Eventually, the school board made the decision to keep the Chestnuts open to maintain the district’s neighborhood schools. LCSD Superintendent Dr. Mark Potter, who spoke at the unveiling of the new building last week, praised the board’s “open-mindedness and really visionary thinking” and thanked the community for supporting the project.
“Because of the cost, these buildings were not aided nearly as high [by the state],” Potter said. “I want to thank the community for supporting a lower-aided vote but at the same time commend the board for a decision and having some vision that we want to keep all of the neighborhood schools, all of the community schools in place without closing them and forcing the kids to go to a different school.”
That said, during the course of the renovation, the roughly 380 students at Chestnut did have to be bussed out to a different school — they spent three years at the former Wetzel Road Elementary while they waited for their building to be finished.
“We liked living at Wetzel Road for three years,” Bourcy said. “It’s centrally located. We formed a lot of great relationships with high school, with the students and the staff.”
But it’s so much better to be home, he added.
“[Wetzel is] at least 20 to 30 minutes, depending on busing and construction,” he said. “So yeah, it was a burden for them and our after-school activities, and our PTO was strategic in how they planned our activities.

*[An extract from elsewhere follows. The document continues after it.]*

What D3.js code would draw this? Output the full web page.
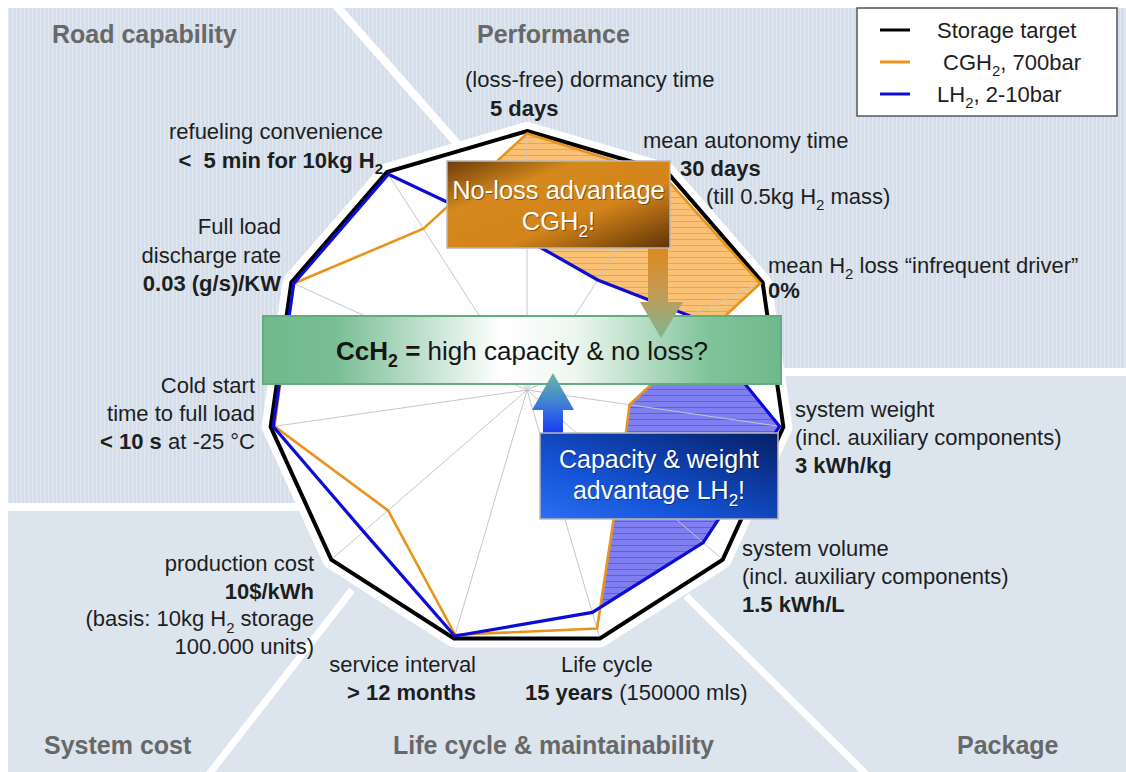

But the parents were so very supportive still, even living out there, to support all the activities we did.”
Now those sacrifices are paying off.
“I can’t wait to see the effects that it has when these kids finally have the best of the best, and they have a place that they call home that is crisp and clean and new and has the best technology, and it has the newest furniture. It has the brightest space,” Bourcy said. “Everything they’ve never experienced that before, and now they get it. Now they have the best of the best. And I’m looking to see the effects of, ‘Wow, we can be proud of our place. I’m not sitting at a broken desk with a broken chair and an Epson projector that doesn’t work. And then lights that keep going out. Or this roof keeps leaking here. Or it’s so hot I can’t concentrate.’ I’m really looking forward to seeing how those changes take place…. Yeah, it’s amazing.”